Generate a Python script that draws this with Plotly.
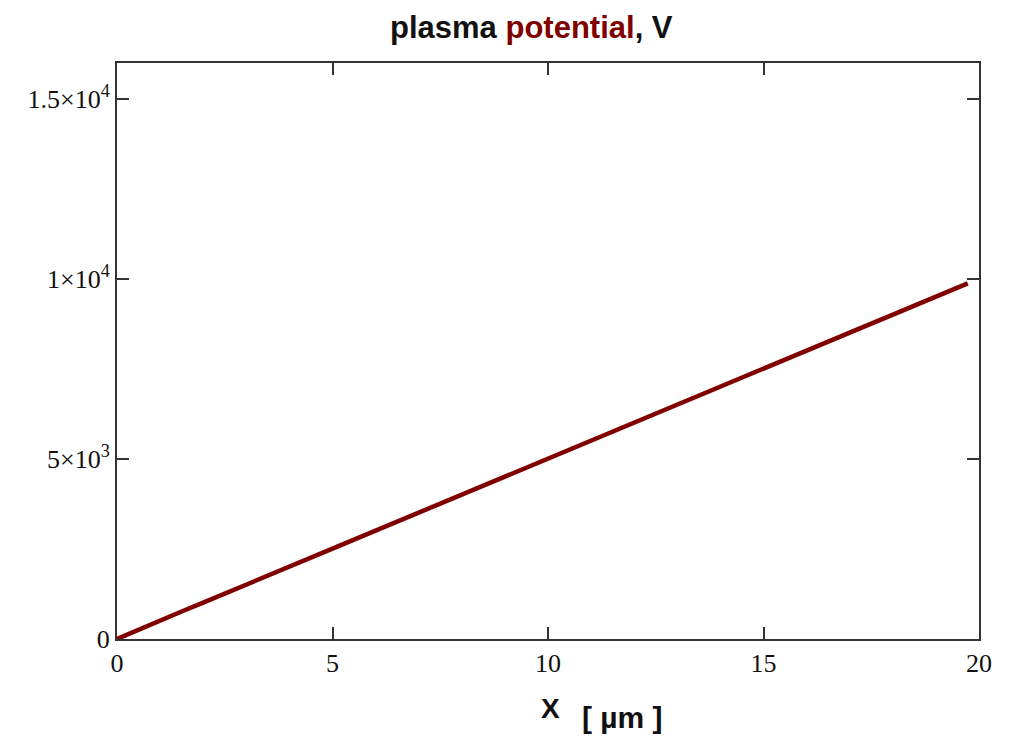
import plotly.graph_objects as go

# data
x_um = [0, 0.5, 1, 1.5, 2, 2.5, 3, 3.5, 4, 4.5, 5, 5.5, 6, 6.5, 7, 7.5, 8, 8.5, 9, 9.5,
        10, 10.5, 11, 11.5, 12, 12.5, 13, 13.5, 14, 14.5, 15, 15.5, 16, 16.5, 17, 17.5,
        18, 18.5, 19, 19.5, 19.74]
potential_V = [0, 265, 515, 765, 1010, 1265, 1515, 1760, 2010, 2260, 2510, 2760, 3010, 3260,
               3510, 3760, 4010, 4260, 4505, 4755, 5000, 5250, 5500, 5740, 6000, 6250, 6500,
               6750, 7000, 7260, 7510, 7760, 8010, 8260, 8510, 8760, 9010, 9260, 9510, 9760, 9880]

x_tickvals = [0, 5, 10, 15, 20]
x_ticktext = ["0", "5", "10", "15", "20"]
y_tickvals = [0, 5000, 10000, 15000]
y_ticktext = ["0", "5×10<sup>3</sup>", "1×10<sup>4</sup>", "1.5×10<sup>4</sup>"]

LINE = "#800000"
AXC = "#333333"
SERIF = "Liberation Serif, Times New Roman, serif"
SANS = "Liberation Sans, Arial, sans-serif"

fig = go.Figure()
fig.add_trace(go.Scatter(x=x_um, y=potential_V, mode="lines",
                         line=dict(color=LINE, width=4.5), showlegend=False))

axis_common = dict(showgrid=False, zeroline=False, showline=True, linecolor=AXC,
                   linewidth=2, mirror="ticks", ticks="inside", ticklen=12,
                   tickwidth=1.5, tickcolor=AXC,
                   tickfont=dict(family=SERIF, size=26, color="#111"))

# page body has an ~8px margin, so the figure is shrunk by that amount
fig.update_layout(
    width=1010, height=728,
    margin=dict(l=109, r=39, t=55, b=97),
    paper_bgcolor="white", plot_bgcolor="white",
    xaxis=dict(range=[0, 20], tickvals=x_tickvals, ticktext=x_ticktext, **axis_common),
    yaxis=dict(range=[0, 16000], tickvals=y_tickvals, ticktext=y_ticktext, **axis_common),
)

fig.add_annotation(text="<b>plasma <span style='color:#800000'>potential</span>, V</b>",
                   xref="paper", yref="paper", x=0.481, y=1.061,
                   xanchor="center", yanchor="middle", showarrow=False,
                   font=dict(family=SANS, size=31, color="#111"))
fig.add_annotation(text="<b>X</b>", xref="paper", yref="paper", x=0.503, y=-0.12,
                   xanchor="center", yanchor="middle", showarrow=False,
                   font=dict(family=SANS, size=28, color="#111"))
fig.add_annotation(text="<b>[ µm ]</b>", xref="paper", yref="paper", x=0.587, y=-0.137,
                   xanchor="center", yanchor="middle", showarrow=False,
                   font=dict(family=SANS, size=30, color="#111"))

fig.write_html("out.html")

....

▶ SET PROBLEM: Using the data above, print every line exactly, omitting pictures.

▶ EXERCISE RESULT:
Generate a Python script that draws this with Plotly.
import plotly.graph_objects as go

# data
x_um = [0, 0.5, 1, 1.5, 2, 2.5, 3, 3.5, 4, 4.5, 5, 5.5, 6, 6.5, 7, 7.5, 8, 8.5, 9, 9.5,
        10, 10.5, 11, 11.5, 12, 12.5, 13, 13.5, 14, 14.5, 15, 15.5, 16, 16.5, 17, 17.5,
        18, 18.5, 19, 19.5, 19.74]
potential_V = [0, 265, 515, 765, 1010, 1265, 1515, 1760, 2010, 2260, 2510, 2760, 3010, 3260,
               3510, 3760, 4010, 4260, 4505, 4755, 5000, 5250, 5500, 5740, 6000, 6250, 6500,
               6750, 7000, 7260, 7510, 7760, 8010, 8260, 8510, 8760, 9010, 9260, 9510, 9760, 9880]

x_tickvals = [0, 5, 10, 15, 20]
x_ticktext = ["0", "5", "10", "15", "20"]
y_tickvals = [0, 5000, 10000, 15000]
y_ticktext = ["0", "5×10<sup>3</sup>", "1×10<sup>4</sup>", "1.5×10<sup>4</sup>"]

LINE = "#800000"
AXC = "#333333"
SERIF = "Liberation Serif, Times New Roman, serif"
SANS = "Liberation Sans, Arial, sans-serif"

fig = go.Figure()
fig.add_trace(go.Scatter(x=x_um, y=potential_V, mode="lines",
                         line=dict(color=LINE, width=4.5), showlegend=False))

axis_common = dict(showgrid=False, zeroline=False, showline=True, linecolor=AXC,
                   linewidth=2, mirror="ticks", ticks="inside", ticklen=12,
                   tickwidth=1.5, tickcolor=AXC,
                   tickfont=dict(family=SERIF, size=26, color="#111"))

# page body has an ~8px margin, so the figure is shrunk by that amount
fig.update_layout(
    width=1010, height=728,
    margin=dict(l=109, r=39, t=55, b=97),
    paper_bgcolor="white", plot_bgcolor="white",
    xaxis=dict(range=[0, 20], tickvals=x_tickvals, ticktext=x_ticktext, **axis_common),
    yaxis=dict(range=[0, 16000], tickvals=y_tickvals, ticktext=y_ticktext, **axis_common),
)

fig.add_annotation(text="<b>plasma <span style='color:#800000'>potential</span>, V</b>",
                   xref="paper", yref="paper", x=0.481, y=1.061,
                   xanchor="center", yanchor="middle", showarrow=False,
                   font=dict(family=SANS, size=31, color="#111"))
fig.add_annotation(text="<b>X</b>", xref="paper", yref="paper", x=0.503, y=-0.12,
                   xanchor="center", yanchor="middle", showarrow=False,
                   font=dict(family=SANS, size=28, color="#111"))
fig.add_annotation(text="<b>[ µm ]</b>", xref="paper", yref="paper", x=0.587, y=-0.137,
                   xanchor="center", yanchor="middle", showarrow=False,
                   font=dict(family=SANS, size=30, color="#111"))

fig.write_html("out.html")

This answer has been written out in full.